Key Oregon lawmakers outline plan to ease economic impact of virus
SALEM — Two key Oregon legislators are proposing a 90-day plan for Oregonians to avoid evictions, get food, and keep health insurance while directing banks to help businesses survive with interest-free loans.
The plan was proposed Friday by Sen. Arnie Roblan, D-Coos Bay, and Rep. Paul Holvey, D-Eugene, co-chairs of the Legislature's Joint Special Committee on Coronavirus Response. The committee was scheduled to meet Friday afternoon to consider their proposal.
"These recommendations are to help Oregonians get through the next 90 days," they said. They called on the Oregon Legislature to act by March 31, anticipating a special session soon.
The two lawmakers are calling for a moratorium on both residential and commercial evictions for inability to pay because of the novel coronavirus outbreak and financial support to the state's utilities to of low-income families and businesses.
They want to speed up the award of state food benefits to needy Oregonians, provide money to food banks around the state and use the Oregon National Guard to distribute food.
For the tsunami of unemployed workers, the plan would bolster the state's unemployment fund by diverting the anticipate corporate tax rebate — the "kicker" — while making it easier for Oregonians to qualify for unemployment benefits. That would include waiving the requirement that they be searching for work, ending the one-week waiting period and providing benefits to those "who are forced to quit their jobs due to objective risk and in order to avoid exposure to the virus."
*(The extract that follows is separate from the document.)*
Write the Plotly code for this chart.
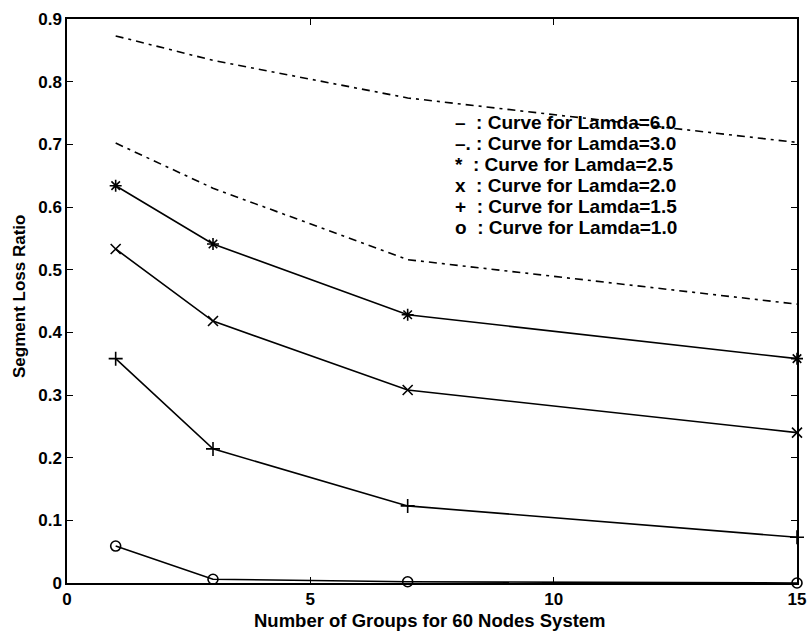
import plotly.graph_objects as go

# Data
groups = [1, 3, 7, 15]
lamda_6_0 = [0.873, 0.834, 0.774, 0.703]
lamda_3_0 = [0.702, 0.630, 0.516, 0.445]
lamda_2_5 = [0.634, 0.541, 0.428, 0.358]
lamda_2_0 = [0.533, 0.418, 0.308, 0.240]
lamda_1_5 = [0.358, 0.214, 0.123, 0.073]
lamda_1_0 = [0.059, 0.006, 0.002, 0.000]

legend_lines = [
    "–  : Curve for Lamda=6.0",
    "–. : Curve for Lamda=3.0",
    "*  : Curve for Lamda=2.5",
    "x  : Curve for Lamda=2.0",
    "+  : Curve for Lamda=1.5",
    "o  : Curve for Lamda=1.0",
]

x_ticks = [0, 5, 10, 15]
y_ticks = [0, 0.1, 0.2, 0.3, 0.4, 0.5, 0.6, 0.7, 0.8, 0.9]
y_tick_text = ["0", "0.1", "0.2", "0.3", "0.4", "0.5", "0.6", "0.7", "0.8", "0.9"]

FONT = "Liberation Sans, Arial, sans-serif"

W, H = 810, 639
L, R, T, B = 67, 13, 19, 56
pw, ph = W - L - R, H - T - B


def px_to_paper(px, py):
    return (px - L) / pw, 1 - (py - T) / ph


fig = go.Figure()

fig.add_trace(go.Scatter(x=groups, y=lamda_6_0, mode="lines",
                         line=dict(color="black", width=1.6, dash="8px,5px,3px,5px")))
fig.add_trace(go.Scatter(x=groups, y=lamda_3_0, mode="lines",
                         line=dict(color="black", width=1.6, dash="8px,5px,3px,5px")))

marker_series = [
    (lamda_2_5, "asterisk-open"),
    (lamda_2_0, "x-thin-open"),
    (lamda_1_5, "cross-thin-open"),
    (lamda_1_0, "circle-open"),
]
for ys, sym in marker_series:
    fig.add_trace(go.Scatter(
        x=groups, y=ys, mode="lines+markers",
        line=dict(color="black", width=1.6),
        marker=dict(symbol=sym, size=10, color="black",
                    line=dict(color="black", width=1.6)),
        cliponaxis=False,
    ))

# Legend drawn as text lines, like the original
for i, txt in enumerate(legend_lines):
    ax, ay = px_to_paper(453, 122.5 + i * 21.0)
    fig.add_annotation(
        x=ax, y=ay, xref="paper", yref="paper",
        text="<b>" + txt + "</b>", showarrow=False,
        xanchor="left", yanchor="middle",
        font=dict(family=FONT, size=19, color="black"),
    )

# Axis titles
tx, ty = px_to_paper(430, 620)
fig.add_annotation(x=tx, y=ty, xref="paper", yref="paper",
                   text="<b>Number of Groups for 60 Nodes System</b>",
                   showarrow=False, xanchor="center", yanchor="middle",
                   font=dict(family=FONT, size=18.5, color="black"))
tx, ty = px_to_paper(19, 297)
fig.add_annotation(x=tx, y=ty, xref="paper", yref="paper",
                   text="<b>Segment Loss Ratio</b>", textangle=-90,
                   showarrow=False, xanchor="center", yanchor="middle",
                   font=dict(family=FONT, size=17, color="black"))

fig.update_layout(
    width=W, height=H,
    margin=dict(l=L, r=R, t=T, b=B, autoexpand=False),
    paper_bgcolor="white", plot_bgcolor="white",
    showlegend=False,
    font=dict(family=FONT, size=15, color="black"),
)
fig.update_xaxes(
    range=[0, 15], tickvals=x_ticks, ticktext=[f"<b>{v}</b>" for v in x_ticks],
    showgrid=False, zeroline=False, showline=True, linecolor="black", linewidth=1.5,
    mirror="ticks", ticks="inside", ticklen=6, tickwidth=1.3, tickcolor="black",
    tickfont=dict(family=FONT, size=17, color="black"), automargin=False,
)
fig.update_yaxes(
    range=[0, 0.9], tickvals=y_ticks, ticktext=[f"<b>{t}</b>" for t in y_tick_text],
    showgrid=False, zeroline=False, showline=True, linecolor="black", linewidth=1.5,
    mirror="ticks", ticks="inside", ticklen=6, tickwidth=1.3, tickcolor="black",
    tickfont=dict(family=FONT, size=17, color="black"), automargin=False,
)

fig.write_html(
    "out.html",
    config={"displayModeBar": False},
    post_script="document.body.style.margin='0';document.body.style.overflow='hidden';",
)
The plan also would drive money to "community partners" to expand their ability to help those in high-risk populations, such as seniors and people with underlying health issues, and "to respond to basic needs of self-quarantined individuals."
The proposal also would allow liquor sales for takeout food orders. Restaurants and bars, which are currently prohibited from seating patrons, could provide delivery and takeout service.
For employers, who are closing down in increasing numbers every day across the state, the legislative plan would require all state banks and lenders to provide no-interest loans, take interest-only payments during the emergency and prohibit banks from declaring borrowers in default for missed payments.
Finally, the plan also would expand child-care options by reducing regulations and allowing child-care operations to set up in "ad hoc facilities."